- **Data extract**

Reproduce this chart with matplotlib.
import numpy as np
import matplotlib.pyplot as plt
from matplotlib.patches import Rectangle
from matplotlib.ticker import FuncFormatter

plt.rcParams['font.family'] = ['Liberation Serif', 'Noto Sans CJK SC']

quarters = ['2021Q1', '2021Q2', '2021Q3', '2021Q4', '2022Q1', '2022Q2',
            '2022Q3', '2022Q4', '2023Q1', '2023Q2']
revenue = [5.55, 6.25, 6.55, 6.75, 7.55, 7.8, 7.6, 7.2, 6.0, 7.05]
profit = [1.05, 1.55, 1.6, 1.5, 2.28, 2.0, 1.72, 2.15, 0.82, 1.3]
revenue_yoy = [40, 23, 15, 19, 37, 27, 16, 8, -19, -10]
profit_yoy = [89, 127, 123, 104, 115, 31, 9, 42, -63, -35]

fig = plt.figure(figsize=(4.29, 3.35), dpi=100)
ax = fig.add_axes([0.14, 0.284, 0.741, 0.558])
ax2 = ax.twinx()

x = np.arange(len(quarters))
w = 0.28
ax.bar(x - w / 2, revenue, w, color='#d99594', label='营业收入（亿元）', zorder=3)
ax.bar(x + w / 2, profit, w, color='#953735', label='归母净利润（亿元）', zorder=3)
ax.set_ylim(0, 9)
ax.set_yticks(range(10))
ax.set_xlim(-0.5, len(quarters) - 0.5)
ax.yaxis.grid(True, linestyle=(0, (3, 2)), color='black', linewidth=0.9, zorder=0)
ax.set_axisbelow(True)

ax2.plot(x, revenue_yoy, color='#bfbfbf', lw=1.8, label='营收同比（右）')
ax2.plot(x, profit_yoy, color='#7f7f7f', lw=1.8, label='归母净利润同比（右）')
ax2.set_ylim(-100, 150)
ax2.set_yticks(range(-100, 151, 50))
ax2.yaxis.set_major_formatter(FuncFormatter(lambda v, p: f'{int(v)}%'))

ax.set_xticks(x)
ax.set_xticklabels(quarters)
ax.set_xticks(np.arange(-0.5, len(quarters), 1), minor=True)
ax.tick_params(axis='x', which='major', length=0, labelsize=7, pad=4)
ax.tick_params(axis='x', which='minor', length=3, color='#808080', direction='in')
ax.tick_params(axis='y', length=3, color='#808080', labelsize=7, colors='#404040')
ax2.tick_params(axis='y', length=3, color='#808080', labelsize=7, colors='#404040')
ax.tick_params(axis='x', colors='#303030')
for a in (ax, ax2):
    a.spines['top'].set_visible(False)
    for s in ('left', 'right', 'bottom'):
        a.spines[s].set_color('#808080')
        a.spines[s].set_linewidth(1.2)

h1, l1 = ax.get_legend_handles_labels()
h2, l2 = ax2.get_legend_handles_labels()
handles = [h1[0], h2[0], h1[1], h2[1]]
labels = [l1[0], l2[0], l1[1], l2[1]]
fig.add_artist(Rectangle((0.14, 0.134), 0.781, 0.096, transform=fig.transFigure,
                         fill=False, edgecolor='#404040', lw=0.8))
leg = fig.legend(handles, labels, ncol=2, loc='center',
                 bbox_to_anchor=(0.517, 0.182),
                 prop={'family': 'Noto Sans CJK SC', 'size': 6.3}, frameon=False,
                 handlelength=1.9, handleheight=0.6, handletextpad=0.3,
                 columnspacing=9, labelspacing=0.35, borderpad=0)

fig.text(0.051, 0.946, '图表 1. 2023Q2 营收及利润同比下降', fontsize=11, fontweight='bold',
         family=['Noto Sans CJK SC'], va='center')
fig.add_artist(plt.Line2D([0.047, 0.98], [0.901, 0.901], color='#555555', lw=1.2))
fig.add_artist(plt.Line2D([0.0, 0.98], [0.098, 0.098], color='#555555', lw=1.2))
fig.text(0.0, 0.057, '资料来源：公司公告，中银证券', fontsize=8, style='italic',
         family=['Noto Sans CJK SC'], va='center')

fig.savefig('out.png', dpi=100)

- **Work required**
Repeat the data exactly. Leave nothing out.

- **Solution to the exercise**
Reproduce this chart with matplotlib.
import numpy as np
import matplotlib.pyplot as plt
from matplotlib.patches import Rectangle
from matplotlib.ticker import FuncFormatter

plt.rcParams['font.family'] = ['Liberation Serif', 'Noto Sans CJK SC']

quarters = ['2021Q1', '2021Q2', '2021Q3', '2021Q4', '2022Q1', '2022Q2',
            '2022Q3', '2022Q4', '2023Q1', '2023Q2']
revenue = [5.55, 6.25, 6.55, 6.75, 7.55, 7.8, 7.6, 7.2, 6.0, 7.05]
profit = [1.05, 1.55, 1.6, 1.5, 2.28, 2.0, 1.72, 2.15, 0.82, 1.3]
revenue_yoy = [40, 23, 15, 19, 37, 27, 16, 8, -19, -10]
profit_yoy = [89, 127, 123, 104, 115, 31, 9, 42, -63, -35]

fig = plt.figure(figsize=(4.29, 3.35), dpi=100)
ax = fig.add_axes([0.14, 0.284, 0.741, 0.558])
ax2 = ax.twinx()

x = np.arange(len(quarters))
w = 0.28
ax.bar(x - w / 2, revenue, w, color='#d99594', label='营业收入（亿元）', zorder=3)
ax.bar(x + w / 2, profit, w, color='#953735', label='归母净利润（亿元）', zorder=3)
ax.set_ylim(0, 9)
ax.set_yticks(range(10))
ax.set_xlim(-0.5, len(quarters) - 0.5)
ax.yaxis.grid(True, linestyle=(0, (3, 2)), color='black', linewidth=0.9, zorder=0)
ax.set_axisbelow(True)

ax2.plot(x, revenue_yoy, color='#bfbfbf', lw=1.8, label='营收同比（右）')
ax2.plot(x, profit_yoy, color='#7f7f7f', lw=1.8, label='归母净利润同比（右）')
ax2.set_ylim(-100, 150)
ax2.set_yticks(range(-100, 151, 50))
ax2.yaxis.set_major_formatter(FuncFormatter(lambda v, p: f'{int(v)}%'))

ax.set_xticks(x)
ax.set_xticklabels(quarters)
ax.set_xticks(np.arange(-0.5, len(quarters), 1), minor=True)
ax.tick_params(axis='x', which='major', length=0, labelsize=7, pad=4)
ax.tick_params(axis='x', which='minor', length=3, color='#808080', direction='in')
ax.tick_params(axis='y', length=3, color='#808080', labelsize=7, colors='#404040')
ax2.tick_params(axis='y', length=3, color='#808080', labelsize=7, colors='#404040')
ax.tick_params(axis='x', colors='#303030')
for a in (ax, ax2):
    a.spines['top'].set_visible(False)
    for s in ('left', 'right', 'bottom'):
        a.spines[s].set_color('#808080')
        a.spines[s].set_linewidth(1.2)

h1, l1 = ax.get_legend_handles_labels()
h2, l2 = ax2.get_legend_handles_labels()
handles = [h1[0], h2[0], h1[1], h2[1]]
labels = [l1[0], l2[0], l1[1], l2[1]]
fig.add_artist(Rectangle((0.14, 0.134), 0.781, 0.096, transform=fig.transFigure,
                         fill=False, edgecolor='#404040', lw=0.8))
leg = fig.legend(handles, labels, ncol=2, loc='center',
                 bbox_to_anchor=(0.517, 0.182),
                 prop={'family': 'Noto Sans CJK SC', 'size': 6.3}, frameon=False,
                 handlelength=1.9, handleheight=0.6, handletextpad=0.3,
                 columnspacing=9, labelspacing=0.35, borderpad=0)

fig.text(0.051, 0.946, '图表 1. 2023Q2 营收及利润同比下降', fontsize=11, fontweight='bold',
         family=['Noto Sans CJK SC'], va='center')
fig.add_artist(plt.Line2D([0.047, 0.98], [0.901, 0.901], color='#555555', lw=1.2))
fig.add_artist(plt.Line2D([0.0, 0.98], [0.098, 0.098], color='#555555', lw=1.2))
fig.text(0.0, 0.057, '资料来源：公司公告，中银证券', fontsize=8, style='italic',
         family=['Noto Sans CJK SC'], va='center')

fig.savefig('out.png', dpi=100)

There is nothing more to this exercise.